Cross-account backup copies are another best practice. By storing backups in a separate AWS account, organizations protect them from accidental deletion or compromise in the primary account. This separation provides an extra layer of resilience. For example, if a malicious actor gains access to production, cross-account backups ensure data can still be restored. On the exam, know that cross-account copies strengthen resilience and disaster recovery.
Cost considerations are always part of disaster recovery planning. Active-active designs provide the best recovery but are the most expensive. Pilot light or warm standby offer lower costs but slower recovery. Organizations must balance business needs against budget constraints. For example, a social media site may justify high costs for active-active, while a small internal HR application may not. On the exam, remember that DR strategies represent trade-offs between cost, RTO, and RPO.
Monitoring and alerting are key to maintaining resilience. Services like CloudWatch, CloudTrail, and GuardDuty provide real-time insights into system health, performance, and security. Automated alerts ensure teams are notified immediately if problems arise, enabling quick response. For example, Route 53 health checks can trigger alerts when an endpoint fails. On the exam, remember that proactive monitoring supports resilience by catching issues before they escalate.

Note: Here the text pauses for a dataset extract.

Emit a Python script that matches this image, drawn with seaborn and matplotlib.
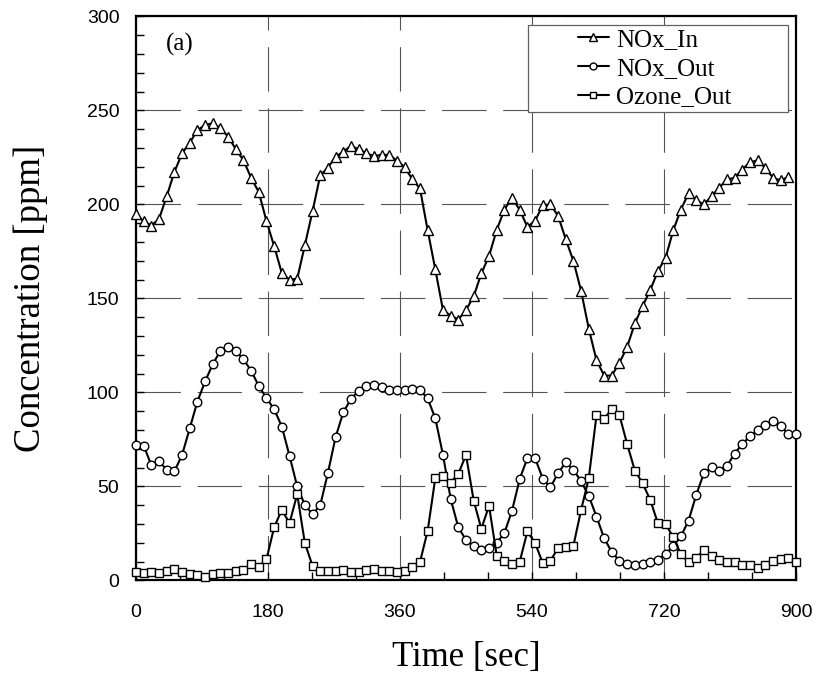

Common pitfalls in disaster recovery planning include failing to test backups, overlooking data transfer costs, and not updating plans as workloads evolve. Organizations may also underestimate the time needed to recover systems, leading to unrealistic RTOs. Avoiding these pitfalls requires discipline, regular reviews, and continuous improvement. For the exam, know that poor planning or lack of testing often causes DR failures.
Compliance is a major driver for disaster recovery. Industries like finance, healthcare, and government often require documented recovery strategies, encrypted backups, and evidence of testing. AWS provides tools to meet these requirements, but customers must implement them properly. For example, HIPAA compliance demands both data protection and documented recovery processes. On the exam, remember that compliance is a shared responsibility, with AWS providing secure infrastructure and customers ensuring workload-level recovery plans.
Resilience principles will appear on the Certified Cloud Practitioner exam in multiple ways. You may be asked which service provides point-in-time recovery for DynamoDB, what Multi-AZ offers for RDS, or which disaster recovery pattern is most cost-effective for certain requirements. The exam focuses on recognizing services, strategies, and trade-offs rather than technical details. Knowing these fundamentals ensures you can answer questions with confidence.
As we close this episode, remember that resilience, backup, and disaster recovery are not optional—they are essential for business continuity. AWS provides services like Backup, snapshots, replication, and monitoring to simplify the process, but customers must design strategies that align with business goals. Whether choosing pilot light, warm standby, or active-active, the key is to balance cost, recovery objectives, and compliance needs. For the exam, focus on the principles of resilience and the tools AWS offers. In practice, these strategies protect organizations from disruption and ensure they remain available to customers when it matters most.